(begin)
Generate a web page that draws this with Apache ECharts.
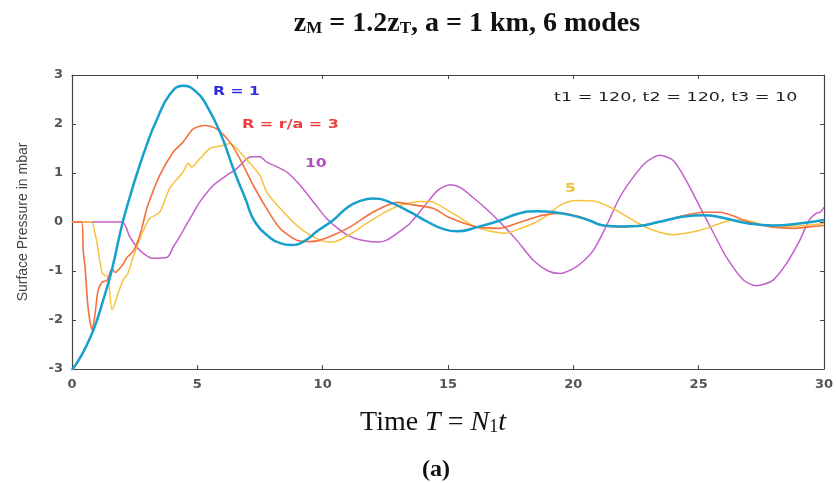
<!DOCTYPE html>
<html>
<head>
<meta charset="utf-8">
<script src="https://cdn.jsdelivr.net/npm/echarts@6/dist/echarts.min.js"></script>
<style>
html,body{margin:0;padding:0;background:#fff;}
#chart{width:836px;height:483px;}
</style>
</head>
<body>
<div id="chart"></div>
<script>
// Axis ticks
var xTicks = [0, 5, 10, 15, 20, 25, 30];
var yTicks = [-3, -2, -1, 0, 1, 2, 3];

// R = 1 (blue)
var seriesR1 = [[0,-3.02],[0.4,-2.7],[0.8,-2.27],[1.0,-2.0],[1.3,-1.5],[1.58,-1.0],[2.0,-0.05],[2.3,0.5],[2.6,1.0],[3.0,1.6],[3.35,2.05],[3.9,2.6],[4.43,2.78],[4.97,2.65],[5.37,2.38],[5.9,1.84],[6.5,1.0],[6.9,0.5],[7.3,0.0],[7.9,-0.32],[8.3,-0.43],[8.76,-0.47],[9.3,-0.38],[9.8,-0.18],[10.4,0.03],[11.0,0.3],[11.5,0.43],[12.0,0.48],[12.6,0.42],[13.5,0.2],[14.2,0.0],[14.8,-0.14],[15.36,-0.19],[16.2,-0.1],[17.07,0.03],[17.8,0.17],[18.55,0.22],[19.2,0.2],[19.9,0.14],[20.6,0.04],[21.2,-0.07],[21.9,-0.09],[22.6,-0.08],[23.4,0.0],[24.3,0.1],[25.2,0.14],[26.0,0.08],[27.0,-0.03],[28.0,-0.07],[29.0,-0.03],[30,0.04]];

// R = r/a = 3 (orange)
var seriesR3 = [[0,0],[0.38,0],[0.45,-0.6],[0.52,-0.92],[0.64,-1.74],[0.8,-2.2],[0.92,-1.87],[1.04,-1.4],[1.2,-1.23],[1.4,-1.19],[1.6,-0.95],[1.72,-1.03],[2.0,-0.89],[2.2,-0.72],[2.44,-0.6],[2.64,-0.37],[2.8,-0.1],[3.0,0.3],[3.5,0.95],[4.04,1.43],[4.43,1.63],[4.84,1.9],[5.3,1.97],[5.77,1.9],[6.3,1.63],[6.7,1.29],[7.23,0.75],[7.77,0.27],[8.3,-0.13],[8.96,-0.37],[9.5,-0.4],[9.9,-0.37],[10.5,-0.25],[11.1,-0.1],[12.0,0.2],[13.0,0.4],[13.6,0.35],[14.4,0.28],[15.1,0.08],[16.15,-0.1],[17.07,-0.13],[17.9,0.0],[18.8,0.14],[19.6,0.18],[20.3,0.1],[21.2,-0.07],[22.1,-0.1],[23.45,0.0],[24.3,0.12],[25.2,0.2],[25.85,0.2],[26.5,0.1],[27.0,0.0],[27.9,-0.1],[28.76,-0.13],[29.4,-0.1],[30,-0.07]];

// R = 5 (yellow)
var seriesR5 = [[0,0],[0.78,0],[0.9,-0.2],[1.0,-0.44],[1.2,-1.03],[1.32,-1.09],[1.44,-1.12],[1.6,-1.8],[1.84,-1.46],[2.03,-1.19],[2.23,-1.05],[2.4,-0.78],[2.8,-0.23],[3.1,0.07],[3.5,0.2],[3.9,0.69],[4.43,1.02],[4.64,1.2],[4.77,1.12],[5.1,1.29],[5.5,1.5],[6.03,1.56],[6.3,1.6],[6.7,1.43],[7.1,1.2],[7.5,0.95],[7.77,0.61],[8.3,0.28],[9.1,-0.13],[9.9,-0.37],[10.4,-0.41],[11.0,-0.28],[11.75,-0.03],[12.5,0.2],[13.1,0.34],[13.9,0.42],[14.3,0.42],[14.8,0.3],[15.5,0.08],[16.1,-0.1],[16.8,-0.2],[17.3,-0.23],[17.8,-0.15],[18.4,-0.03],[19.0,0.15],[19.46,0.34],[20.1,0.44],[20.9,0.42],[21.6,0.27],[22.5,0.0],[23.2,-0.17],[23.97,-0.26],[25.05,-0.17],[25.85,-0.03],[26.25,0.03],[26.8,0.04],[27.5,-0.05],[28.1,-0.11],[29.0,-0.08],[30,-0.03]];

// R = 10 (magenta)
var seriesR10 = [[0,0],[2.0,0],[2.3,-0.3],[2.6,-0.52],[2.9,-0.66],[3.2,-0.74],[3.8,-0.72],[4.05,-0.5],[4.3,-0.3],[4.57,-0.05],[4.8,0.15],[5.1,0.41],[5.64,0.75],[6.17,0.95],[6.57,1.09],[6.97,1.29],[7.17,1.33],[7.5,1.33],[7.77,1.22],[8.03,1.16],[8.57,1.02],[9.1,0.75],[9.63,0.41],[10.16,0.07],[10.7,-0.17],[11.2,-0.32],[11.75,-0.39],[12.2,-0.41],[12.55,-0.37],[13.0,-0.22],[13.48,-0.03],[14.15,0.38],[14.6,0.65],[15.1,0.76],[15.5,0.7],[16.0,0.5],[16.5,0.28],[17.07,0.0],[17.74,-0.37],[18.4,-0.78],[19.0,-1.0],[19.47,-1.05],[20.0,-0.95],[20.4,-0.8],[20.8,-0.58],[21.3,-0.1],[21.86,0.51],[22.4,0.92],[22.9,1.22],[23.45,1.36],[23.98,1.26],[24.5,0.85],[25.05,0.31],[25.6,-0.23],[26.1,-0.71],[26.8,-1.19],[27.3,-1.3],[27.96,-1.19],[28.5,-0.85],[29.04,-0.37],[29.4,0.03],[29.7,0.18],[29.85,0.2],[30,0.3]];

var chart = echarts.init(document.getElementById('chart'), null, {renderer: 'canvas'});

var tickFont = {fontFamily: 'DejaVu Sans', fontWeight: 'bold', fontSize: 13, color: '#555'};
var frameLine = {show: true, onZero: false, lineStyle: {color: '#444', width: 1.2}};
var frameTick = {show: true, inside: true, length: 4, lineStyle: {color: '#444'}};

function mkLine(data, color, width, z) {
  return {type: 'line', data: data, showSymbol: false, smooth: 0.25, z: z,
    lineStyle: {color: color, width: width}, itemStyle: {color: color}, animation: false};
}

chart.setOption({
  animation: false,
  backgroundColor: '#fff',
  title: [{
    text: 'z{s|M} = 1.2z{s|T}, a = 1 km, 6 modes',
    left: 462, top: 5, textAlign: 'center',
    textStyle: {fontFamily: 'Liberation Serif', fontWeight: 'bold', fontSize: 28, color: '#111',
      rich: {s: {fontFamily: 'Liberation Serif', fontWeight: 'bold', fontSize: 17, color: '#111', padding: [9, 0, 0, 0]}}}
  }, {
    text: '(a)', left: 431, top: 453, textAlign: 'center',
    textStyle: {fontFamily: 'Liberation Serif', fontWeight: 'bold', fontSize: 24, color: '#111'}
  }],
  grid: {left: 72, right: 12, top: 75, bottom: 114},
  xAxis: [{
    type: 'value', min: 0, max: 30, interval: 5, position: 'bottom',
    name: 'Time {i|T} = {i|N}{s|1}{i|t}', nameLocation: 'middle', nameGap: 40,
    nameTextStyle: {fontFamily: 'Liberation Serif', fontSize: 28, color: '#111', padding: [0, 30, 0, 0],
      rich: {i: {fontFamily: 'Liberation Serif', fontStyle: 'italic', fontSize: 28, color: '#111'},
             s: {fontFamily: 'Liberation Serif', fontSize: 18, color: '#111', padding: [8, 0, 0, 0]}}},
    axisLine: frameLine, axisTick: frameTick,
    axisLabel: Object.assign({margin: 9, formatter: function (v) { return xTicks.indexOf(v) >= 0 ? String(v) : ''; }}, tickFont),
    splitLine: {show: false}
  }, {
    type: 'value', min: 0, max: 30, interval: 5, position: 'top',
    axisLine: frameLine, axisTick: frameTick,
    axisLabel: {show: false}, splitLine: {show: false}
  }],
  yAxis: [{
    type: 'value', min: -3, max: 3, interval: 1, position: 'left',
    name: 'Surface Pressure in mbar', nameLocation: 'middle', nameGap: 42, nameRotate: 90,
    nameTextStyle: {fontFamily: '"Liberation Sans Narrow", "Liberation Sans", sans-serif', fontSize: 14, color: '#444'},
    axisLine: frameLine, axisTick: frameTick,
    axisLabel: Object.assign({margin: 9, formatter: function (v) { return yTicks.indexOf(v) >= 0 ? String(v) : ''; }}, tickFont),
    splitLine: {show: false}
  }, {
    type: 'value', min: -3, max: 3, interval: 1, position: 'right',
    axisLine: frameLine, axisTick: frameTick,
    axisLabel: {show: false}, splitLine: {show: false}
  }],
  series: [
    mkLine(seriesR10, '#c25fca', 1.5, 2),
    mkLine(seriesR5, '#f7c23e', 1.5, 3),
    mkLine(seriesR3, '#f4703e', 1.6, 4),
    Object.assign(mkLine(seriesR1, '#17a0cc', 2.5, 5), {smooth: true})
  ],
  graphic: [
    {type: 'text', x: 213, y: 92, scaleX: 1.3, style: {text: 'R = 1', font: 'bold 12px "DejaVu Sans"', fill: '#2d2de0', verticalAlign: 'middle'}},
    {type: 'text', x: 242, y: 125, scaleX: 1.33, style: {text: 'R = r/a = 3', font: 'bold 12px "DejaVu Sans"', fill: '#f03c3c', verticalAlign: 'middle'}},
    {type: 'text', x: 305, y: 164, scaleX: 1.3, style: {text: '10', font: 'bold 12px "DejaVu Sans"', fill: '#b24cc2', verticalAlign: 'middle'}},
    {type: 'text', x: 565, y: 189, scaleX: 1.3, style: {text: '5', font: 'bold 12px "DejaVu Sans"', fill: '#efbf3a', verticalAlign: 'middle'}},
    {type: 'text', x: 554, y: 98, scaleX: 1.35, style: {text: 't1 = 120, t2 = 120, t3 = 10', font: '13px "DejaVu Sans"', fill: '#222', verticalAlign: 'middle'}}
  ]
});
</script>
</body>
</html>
(end)
Exactly reproduce the run of lines from the start of the listing through the line with "var yTicks = [-3, -2, -1, 0, 1, 2, 3];", inclusive; pictures are not copied.

[Solution to the problem]:
Generate a web page that draws this with Apache ECharts.
<!DOCTYPE html>
<html>
<head>
<meta charset="utf-8">
<script src="https://cdn.jsdelivr.net/npm/echarts@6/dist/echarts.min.js"></script>
<style>
html,body{margin:0;padding:0;background:#fff;}
#chart{width:836px;height:483px;}
</style>
</head>
<body>
<div id="chart"></div>
<script>
// Axis ticks
var xTicks = [0, 5, 10, 15, 20, 25, 30];
var yTicks = [-3, -2, -1, 0, 1, 2, 3];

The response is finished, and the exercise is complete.